━━━ INFORMATION PROVIDED

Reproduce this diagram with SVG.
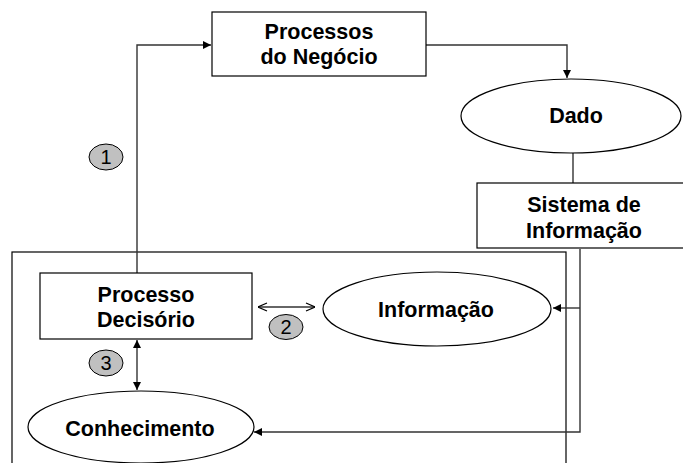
<svg xmlns="http://www.w3.org/2000/svg" width="683" height="463" viewBox="0 0 683 463">
<defs>
<style>
.box{fill:#fff;stroke:#000;stroke-width:1.2}
.frame{fill:none;stroke:#000;stroke-width:1.2}
.lbl{font-family:"Liberation Sans",Arial,sans-serif;font-weight:bold;font-size:21.5px;text-anchor:middle;fill:#000}
.num{font-family:"Liberation Sans",Arial,sans-serif;font-size:20px;text-anchor:middle;fill:#000}
.badge{fill:#c0c0c0;stroke:#000;stroke-width:1}
.con{fill:none;stroke:#333;stroke-width:1.4}
</style>
<marker id="tri" viewBox="0 0 10 10" refX="10" refY="5" markerWidth="8" markerHeight="8" markerUnits="userSpaceOnUse" orient="auto-start-reverse">
<path d="M0,0 L10,5 L0,10 z" fill="#000"/>
</marker>
<marker id="open" viewBox="0 0 10 10" refX="10" refY="5" markerWidth="10" markerHeight="10" markerUnits="userSpaceOnUse" orient="auto-start-reverse">
<path d="M1,1 L10,5 L1,9" fill="none" stroke="#000" stroke-width="1.2"/>
</marker>
</defs>
<rect class="frame" x="12" y="252" width="554" height="230"/>
<g id="connectors">
<path class="con" d="M137,273 V45 H211" marker-end="url(#tri)"/>
<path class="con" d="M426,45 H567 V78" marker-end="url(#tri)"/>
<path class="con" d="M573,153 V183"/>
<path class="con" d="M580,249 V432 H254" marker-end="url(#tri)"/>
<path class="con" d="M580,308 H553" marker-end="url(#tri)"/>
<path class="con" d="M258,307 H315" marker-start="url(#open)" marker-end="url(#open)"/>
<path class="con" d="M137,340 V390" marker-start="url(#tri)" marker-end="url(#tri)"/>
</g>
<g id="processos-negocio">
<rect class="box" x="212" y="12" width="214" height="64"/>
<text class="lbl" x="319" y="39">Processos</text>
<text class="lbl" x="319" y="64">do Negócio</text>
</g>
<g id="dado">
<ellipse class="box" cx="571" cy="116" rx="110" ry="37"/>
<text class="lbl" x="576" y="123">Dado</text>
</g>
<g id="sistema-informacao">
<rect class="box" x="477" y="183" width="214" height="65"/>
<text class="lbl" x="584" y="212">Sistema de</text>
<text class="lbl" x="584" y="238">Informação</text>
</g>
<g id="processo-decisorio">
<rect class="box" x="40" y="273" width="212" height="66"/>
<text class="lbl" x="146" y="302">Processo</text>
<text class="lbl" x="146" y="327">Decisório</text>
</g>
<g id="informacao">
<ellipse class="box" cx="437" cy="309" rx="114" ry="37"/>
<text class="lbl" x="436" y="317">Informação</text>
</g>
<g id="conhecimento">
<ellipse class="box" cx="141" cy="427" rx="113" ry="36"/>
<text class="lbl" x="140" y="436">Conhecimento</text>
</g>
<g id="badge-1">
<ellipse class="badge" cx="106" cy="157" rx="17" ry="13"/>
<text class="num" x="106" y="164">1</text>
</g>
<g id="badge-2">
<ellipse class="badge" cx="286" cy="327" rx="17" ry="12.5"/>
<text class="num" x="286" y="334">2</text>
</g>
<g id="badge-3">
<ellipse class="badge" cx="106" cy="363" rx="17" ry="13"/>
<text class="num" x="106" y="370">3</text>
</g>
</svg>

━━━━━━

# REQUEST:
All of the data above should be transcribed verbatim, with pictures omitted.

# SOLUTION:
Reproduce this diagram with SVG.
<svg xmlns="http://www.w3.org/2000/svg" width="683" height="463" viewBox="0 0 683 463">
<defs>
<style>
.box{fill:#fff;stroke:#000;stroke-width:1.2}
.frame{fill:none;stroke:#000;stroke-width:1.2}
.lbl{font-family:"Liberation Sans",Arial,sans-serif;font-weight:bold;font-size:21.5px;text-anchor:middle;fill:#000}
.num{font-family:"Liberation Sans",Arial,sans-serif;font-size:20px;text-anchor:middle;fill:#000}
.badge{fill:#c0c0c0;stroke:#000;stroke-width:1}
.con{fill:none;stroke:#333;stroke-width:1.4}
</style>
<marker id="tri" viewBox="0 0 10 10" refX="10" refY="5" markerWidth="8" markerHeight="8" markerUnits="userSpaceOnUse" orient="auto-start-reverse">
<path d="M0,0 L10,5 L0,10 z" fill="#000"/>
</marker>
<marker id="open" viewBox="0 0 10 10" refX="10" refY="5" markerWidth="10" markerHeight="10" markerUnits="userSpaceOnUse" orient="auto-start-reverse">
<path d="M1,1 L10,5 L1,9" fill="none" stroke="#000" stroke-width="1.2"/>
</marker>
</defs>
<rect class="frame" x="12" y="252" width="554" height="230"/>
<g id="connectors">
<path class="con" d="M137,273 V45 H211" marker-end="url(#tri)"/>
<path class="con" d="M426,45 H567 V78" marker-end="url(#tri)"/>
<path class="con" d="M573,153 V183"/>
<path class="con" d="M580,249 V432 H254" marker-end="url(#tri)"/>
<path class="con" d="M580,308 H553" marker-end="url(#tri)"/>
<path class="con" d="M258,307 H315" marker-start="url(#open)" marker-end="url(#open)"/>
<path class="con" d="M137,340 V390" marker-start="url(#tri)" marker-end="url(#tri)"/>
</g>
<g id="processos-negocio">
<rect class="box" x="212" y="12" width="214" height="64"/>
<text class="lbl" x="319" y="39">Processos</text>
<text class="lbl" x="319" y="64">do Negócio</text>
</g>
<g id="dado">
<ellipse class="box" cx="571" cy="116" rx="110" ry="37"/>
<text class="lbl" x="576" y="123">Dado</text>
</g>
<g id="sistema-informacao">
<rect class="box" x="477" y="183" width="214" height="65"/>
<text class="lbl" x="584" y="212">Sistema de</text>
<text class="lbl" x="584" y="238">Informação</text>
</g>
<g id="processo-decisorio">
<rect class="box" x="40" y="273" width="212" height="66"/>
<text class="lbl" x="146" y="302">Processo</text>
<text class="lbl" x="146" y="327">Decisório</text>
</g>
<g id="informacao">
<ellipse class="box" cx="437" cy="309" rx="114" ry="37"/>
<text class="lbl" x="436" y="317">Informação</text>
</g>
<g id="conhecimento">
<ellipse class="box" cx="141" cy="427" rx="113" ry="36"/>
<text class="lbl" x="140" y="436">Conhecimento</text>
</g>
<g id="badge-1">
<ellipse class="badge" cx="106" cy="157" rx="17" ry="13"/>
<text class="num" x="106" y="164">1</text>
</g>
<g id="badge-2">
<ellipse class="badge" cx="286" cy="327" rx="17" ry="12.5"/>
<text class="num" x="286" y="334">2</text>
</g>
<g id="badge-3">
<ellipse class="badge" cx="106" cy="363" rx="17" ry="13"/>
<text class="num" x="106" y="370">3</text>
</g>
</svg>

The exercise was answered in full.